Llegué al ibonet de Literola con la lengua fuera, descargué,
me senté y consideré la situación. Por más que me jodiera un montón tuve que
reconocer que no me llegaban ni mucho menos las fuerzas para llegar a la cima
de Perdiguero, seiscientos metros de desnivel más arriba. Ni amor propio ni
leches. Esa palabreja con la que a veces especulamos, los propios límites,
estaba ahí diciéndome, tío, hoy toca darse la vuelta.
Subí bastante bien al Aneto, 1600 metros de desnivel. Hoy era
otro tanto, pero a los 1000 ya estaba fuera de juego.
Ahora ya el día posterior después de un largo y reparador
sueño, una excelente sombra antes de los Baños de Benasque donde pasaré el día.
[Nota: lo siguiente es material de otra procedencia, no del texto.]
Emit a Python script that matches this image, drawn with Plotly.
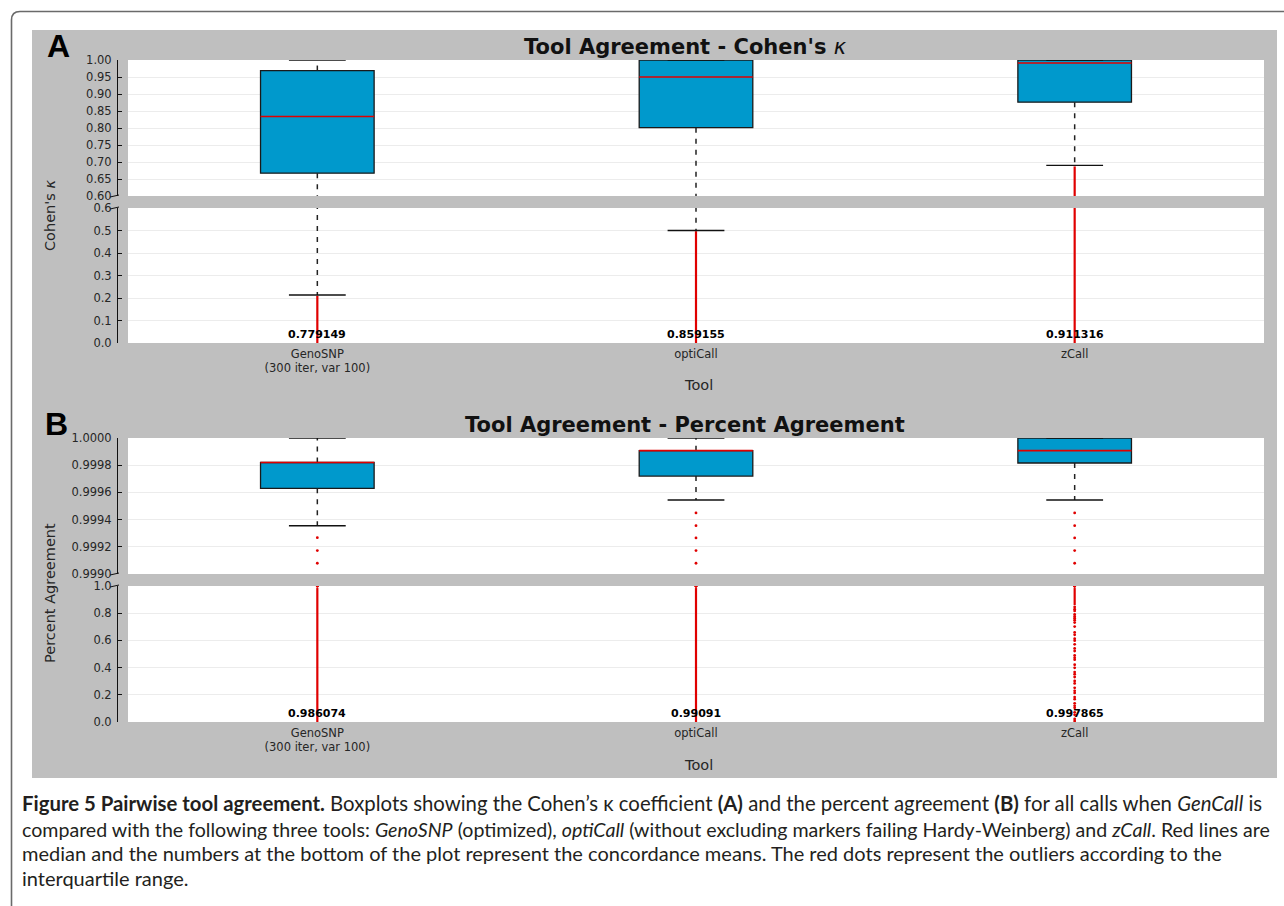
import plotly.graph_objects as go

# ---------------------------------------------------------------------------
# Figure geometry (pixels) – converted to paper coordinates below
# ---------------------------------------------------------------------------
W, H = 1284, 906


def px(x):
    return x / W


def py(y):
    return 1 - y / H


# ---------------------------------------------------------------------------
# Data
# ---------------------------------------------------------------------------
tools = ["GenoSNP<br>(300 iter, var 100)", "optiCall", "zCall"]
positions = [1, 2, 3]

# Cohen's kappa box statistics
kappa_q1 = [0.667, 0.801, 0.876]
kappa_median = [0.834, 0.950, 0.991]
kappa_q3 = [0.969, 1.000, 1.000]
kappa_whisker_low = [0.213, 0.500, 0.690]
kappa_whisker_high = [1.000, 1.000, 1.000]
kappa_mean = [0.779149, 0.859155, 0.911316]
# outliers are so dense that they merge into a continuous red run
kappa_outlier_low = [0.0, 0.0, 0.0]
kappa_outlier_high = [0.210, 0.497, 0.687]
kappa_outlier_points = [[], [], []]

# Percent agreement box statistics
pa_q1 = [0.99963, 0.99972, 0.999816]
pa_median = [0.99982, 0.999907, 0.999907]
pa_q3 = [0.99982, 0.999907, 1.0]
pa_whisker_low = [0.999355, 0.999544, 0.999544]
pa_whisker_high = [1.0, 1.0, 1.0]
pa_mean = [0.986074, 0.99091, 0.997865]
pa_outlier_low = [0.0, 0.0, 0.86]
pa_outlier_high = [0.985, 0.985, 0.985]
pa_outlier_points = [
    [0.999267, 0.999172, 0.999079],
    [0.999449, 0.999355, 0.999265, 0.999172, 0.999079],
    [0.999449, 0.999355, 0.999265, 0.999172, 0.999079,
     0.846, 0.829, 0.817, 0.791, 0.776, 0.763, 0.748, 0.731,
     0.702, 0.659, 0.641, 0.612, 0.598, 0.571, 0.541,
     0.522, 0.489, 0.472, 0.458, 0.421, 0.398, 0.367,
     0.352, 0.331, 0.302, 0.284, 0.251, 0.229, 0.214,
     0.183, 0.168, 0.137, 0.119, 0.104, 0.071, 0.053,
     0.022, 0.008],
]

# ---------------------------------------------------------------------------
# Styles
# ---------------------------------------------------------------------------
BOX_FILL = "#0099cc"
BOX_EDGE = "#1a1a1a"
RED = "#e00000"
GRID = "#ececec"
PANEL_GRAY = "#bfbfbf"
TEXT = "#262626"
TICK_FONT = dict(family="DejaVu Sans", size=11.5, color=TEXT)
BOX_WIDTH = 0.30
CAP_WIDTH = 0.15

# subplot rows (pixels)
X_LEFT, X_RIGHT = 128, 1264
SPINE_X = 117
rows = {
    "A_top": (60, 196),
    "A_bot": (208, 343),
    "B_top": (438, 574),
    "B_bot": (586, 722),
}

fig = go.Figure()


def add_boxes(xa, ya, q1, med, q3, lo, hi, out_lo, out_hi, out_pts,
              draw_box=True):
    if draw_box:
        fig.add_trace(go.Bar(
            x=positions, y=[b - a for a, b in zip(q1, q3)], base=q1,
            width=BOX_WIDTH, xaxis=xa, yaxis=ya,
            marker=dict(color=BOX_FILL, line=dict(color=BOX_EDGE, width=1.3)),
            showlegend=False, hoverinfo="skip"))
        # dashed whiskers
        wx, wy = [], []
        for p, a, b, l, h in zip(positions, q1, q3, lo, hi):
            wx += [p, p, None, p, p, None]
            wy += [b, h, None, a, l, None]
        fig.add_trace(go.Scatter(
            x=wx, y=wy, mode="lines", xaxis=xa, yaxis=ya,
            line=dict(color="#222222", width=1.5, dash="5px,6px"),
            showlegend=False, hoverinfo="skip"))
    # dense outlier runs
    ox, oy = [], []
    for p, a, b in zip(positions, out_lo, out_hi):
        ox += [p, p, None]
        oy += [a, b, None]
    fig.add_trace(go.Scatter(
        x=ox, y=oy, mode="lines", xaxis=xa, yaxis=ya,
        line=dict(color=RED, width=2.2),
        showlegend=False, hoverinfo="skip"))
    # individual outliers
    dx, dy = [], []
    for p, pts in zip(positions, out_pts):
        dx += [p] * len(pts)
        dy += pts
    fig.add_trace(go.Scatter(
        x=dx, y=dy, mode="markers", xaxis=xa, yaxis=ya,
        marker=dict(color=RED, size=2.8, line=dict(width=0)),
        showlegend=False, hoverinfo="skip"))
    if draw_box:
        # whisker caps
        cx, cy = [], []
        for p, l, h in zip(positions, lo, hi):
            cx += [p - CAP_WIDTH / 2, p + CAP_WIDTH / 2, None,
                   p - CAP_WIDTH / 2, p + CAP_WIDTH / 2, None]
            cy += [h, h, None, l, l, None]
        fig.add_trace(go.Scatter(
            x=cx, y=cy, mode="lines", xaxis=xa, yaxis=ya,
            line=dict(color="#111111", width=1.4),
            showlegend=False, hoverinfo="skip"))
        # medians
        mx, my = [], []
        for p, m in zip(positions, med):
            mx += [p - BOX_WIDTH / 2, p + BOX_WIDTH / 2, None]
            my += [m, m, None]
        fig.add_trace(go.Scatter(
            x=mx, y=my, mode="lines", xaxis=xa, yaxis=ya,
            line=dict(color=RED, width=1.6),
            showlegend=False, hoverinfo="skip"))


kappa_args = (kappa_q1, kappa_median, kappa_q3, kappa_whisker_low,
              kappa_whisker_high, kappa_outlier_low, kappa_outlier_high,
              kappa_outlier_points)
pa_args = (pa_q1, pa_median, pa_q3, pa_whisker_low, pa_whisker_high,
           pa_outlier_low, pa_outlier_high, pa_outlier_points)

add_boxes("x", "y", *kappa_args)
add_boxes("x2", "y2", *kappa_args)
add_boxes("x3", "y3", *pa_args)
add_boxes("x4", "y4", *pa_args, draw_box=False)

# ---------------------------------------------------------------------------
# Axes
# ---------------------------------------------------------------------------
x_domain = [px(X_LEFT), px(X_RIGHT)]


def xaxis(anchor, labels):
    return dict(domain=x_domain, anchor=anchor, range=[0.5, 3.5],
                showgrid=False, zeroline=False, showline=False, ticks="",
                tickvals=positions, ticktext=tools, showticklabels=labels,
                tickfont=TICK_FONT, automargin=False, fixedrange=True,
                ticklabelstandoff=2)


def yaxis(row, rng, vals, fmt):
    top, bot = rows[row]
    return dict(domain=[py(bot), py(top)], range=rng, anchor="free",
                position=px(SPINE_X), showline=True, linecolor="#111111",
                linewidth=1, ticks="inside", ticklen=4, tickwidth=1,
                tickcolor="#111111", tickvals=vals,
                ticktext=[format(v, fmt) for v in vals],
                tickfont=TICK_FONT, showgrid=True, gridcolor=GRID,
                gridwidth=1, zeroline=False, automargin=False,
                ticklabelstandoff=3, fixedrange=True)


kappa_top_ticks = [0.60, 0.65, 0.70, 0.75, 0.80, 0.85, 0.90, 0.95, 1.00]
kappa_bot_ticks = [0.0, 0.1, 0.2, 0.3, 0.4, 0.5, 0.6]
pa_top_ticks = [0.9990, 0.9992, 0.9994, 0.9996, 0.9998, 1.0000]
pa_bot_ticks = [0.0, 0.2, 0.4, 0.6, 0.8, 1.0]

fig.update_layout(
    xaxis=xaxis("y", False),
    xaxis2=xaxis("y2", True),
    xaxis3=xaxis("y3", False),
    xaxis4=xaxis("y4", True),
    yaxis=yaxis("A_top", [0.60, 1.00], kappa_top_ticks, ".2f"),
    yaxis2=yaxis("A_bot", [0.0, 0.6], kappa_bot_ticks, ".1f"),
    yaxis3=yaxis("B_top", [0.9990, 1.0000], pa_top_ticks, ".4f"),
    yaxis4=yaxis("B_bot", [0.0, 1.0], pa_bot_ticks, ".1f"),
)

# ---------------------------------------------------------------------------
# Background panel, white plotting areas, outer frame, axis-break marks
# ---------------------------------------------------------------------------
shapes = [
    dict(type="rect", xref="paper", yref="paper", layer="below",
         x0=px(32), x1=px(1277), y0=py(778), y1=py(30),
         fillcolor=PANEL_GRAY, line=dict(width=0)),
]
for xa, ya in [("x", "y"), ("x2", "y2"), ("x3", "y3"), ("x4", "y4")]:
    shapes.append(dict(type="rect", xref=f"{xa} domain", yref=f"{ya} domain",
                       layer="below", x0=0, x1=1, y0=0, y1=1,
                       fillcolor="white", line=dict(width=0)))

frame = (f"M {px(11.5)},{py(906)} L {px(11.5)},{py(20)} "
         f"Q {px(11.5)},{py(11.5)} {px(20)},{py(11.5)} L {px(1284)},{py(11.5)}")
shapes.append(dict(type="path", xref="paper", yref="paper", path=frame,
                   line=dict(color="#6a6a6a", width=1.6)))

for yb in [196, 208, 574, 586]:
    shapes.append(dict(type="line", xref="paper", yref="paper",
                       x0=px(110), x1=px(119), y0=py(yb + 1), y1=py(yb - 1),
                       line=dict(color="#111111", width=1)))

fig.update_layout(shapes=shapes)

# ---------------------------------------------------------------------------
# Text
# ---------------------------------------------------------------------------
ann = []


def label(text, x, y, font, **kw):
    d = dict(text=text, x=px(x), y=py(y), xref="paper", yref="paper",
             xanchor="center", yanchor="middle", showarrow=False, font=font)
    d.update(kw)
    ann.append(d)


TITLE_FONT = dict(family="DejaVu Sans", size=21, color="#111111")
label("<b>Tool Agreement - Cohen's </b><i>κ</i>", 685, 47, TITLE_FONT)
label("<b>Tool Agreement - Percent Agreement</b>", 685, 425, TITLE_FONT)

PANEL_FONT = dict(family="Liberation Sans", size=32, color="#000000")
label("<b>A</b>", 58, 46, PANEL_FONT)
label("<b>B</b>", 56, 424, PANEL_FONT)

LABEL_FONT = dict(family="DejaVu Sans", size=14.5, color=TEXT)
label("Cohen's <i>κ</i>", 50, 216, LABEL_FONT, textangle=-90)
label("Percent Agreement", 50, 593, LABEL_FONT, textangle=-90)
label("Tool", 698, 385, LABEL_FONT)
label("Tool", 698, 765, LABEL_FONT)

MEAN_FONT = dict(family="DejaVu Sans", size=11, color="#000000")
for xa, ya, means in [("x2", "y2", kappa_mean), ("x4", "y4", pa_mean)]:
    for p, m in zip(positions, means):
        ann.append(dict(text=f"<b>{m:g}</b>", x=p, y=0, xref=xa, yref=ya,
                        xanchor="center", yanchor="bottom", showarrow=False,
                        font=MEAN_FONT))

caption_lines = [
    "<b>Figure 5 Pairwise tool agreement.</b> Boxplots showing the Cohen’s κ "
    "coefficient <b>(A)</b> and the percent agreement <b>(B)</b> for all calls "
    "when <i>GenCall</i> is",
    "compared with the following three tools: <i>GenoSNP</i> (optimized), "
    "<i>optiCall</i> (without excluding markers failing Hardy-Weinberg) and "
    "<i>zCall</i>. Red lines are",
    "median and the numbers at the bottom of the plot represent the "
    "concordance means. The red dots represent the outliers according to the",
    "interquartile range.",
]
caption_y = [803, 829, 853, 878]
caption_size = [20.35, 19.6, 20, 20]
for line, yy, sz in zip(caption_lines, caption_y, caption_size):
    ann.append(dict(text=line, x=px(20), y=py(yy), xref="paper",
                    yref="paper", xanchor="left", yanchor="middle",
                    showarrow=False,
                    font=dict(family="Lato", size=sz, color="#231f20")))

fig.update_layout(
    annotations=ann,
    width=W, height=H,
    margin=dict(l=0, r=0, t=0, b=0),
    paper_bgcolor="white",
    plot_bgcolor="white",
    barmode="overlay",
    showlegend=False,
    template="none",
)

fig.write_html("out.html", config={"displayModeBar": False})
“Lo que el hombre siente cuando medita sobre las propias incertidumbres”. Me lo
encontré días atrás en el libro de Manuel Alvar. La mía últimamente da vueltas
y vueltas alrededor del mismo tema y, pese a que desde que he salido de casa,
he subido muchos montes y visitados techos provinciales, la incertidumbre me
persigue, y más en esta ocasión que mi ascensión no ha sido exitosa. Esto de
escribir un diario tiene estos inconvenientes, que uno termina dando vueltas a
la misma noria como un borrico. Lo que el hombre siente cuando medita sobre… Ayer,
mientras deshacía mi camino, acaso un esfuerzo similar al que me hubiera
llevado llegar a la cumbre, iba pensando en estas cosas cuando me tropecé con
un pastor que me decía que la mayoría de los que van al Perdiguero hacen noche
en el ibonet de Literola, donde yo me di la vuelta. Podría haber hecho yo lo
mismo, pero obsesionado con que mi destino era la cumbre no caí en ello. Terminada
la charla con el pastor había cosas que me pasaban por la cabeza como la de
regresar a casa. Así de desanimado estaba. Meditaba, sí, y sentía una especie
de impotencia ante lo que acaso se avecina. De momento ya casi desecho esas
largas travesía de los veranos de parte a parte a parte de los Pirineos o los
Alpes. Muchas veces pensé en ello como esa coyuntura ineluctable que en algún
momento tendría que presentarse. He luchado durante años contra esa situación aguantando esfuerzos, dolores de espalda o problemas en las piernas con sus
condropatías cada vez más graves, y lo que ahora siento se parece mucho al
momento final de una hermosa etapa de vagabundeo por las montañas en las que ni
el peso, ni las tormentas, las lluvias, la espalda o las rodillas lograban
doblegar mi ánimo.
De todos modos voy a probar poniendo mañana a mi cuerpo en el camino de la Tuca de Salvaguardia, una montaña de 2738 metros que se alza al norte del Aneto dominando toda la cuerda de la Maladeta. Veremos… y si el tiempo lo permite.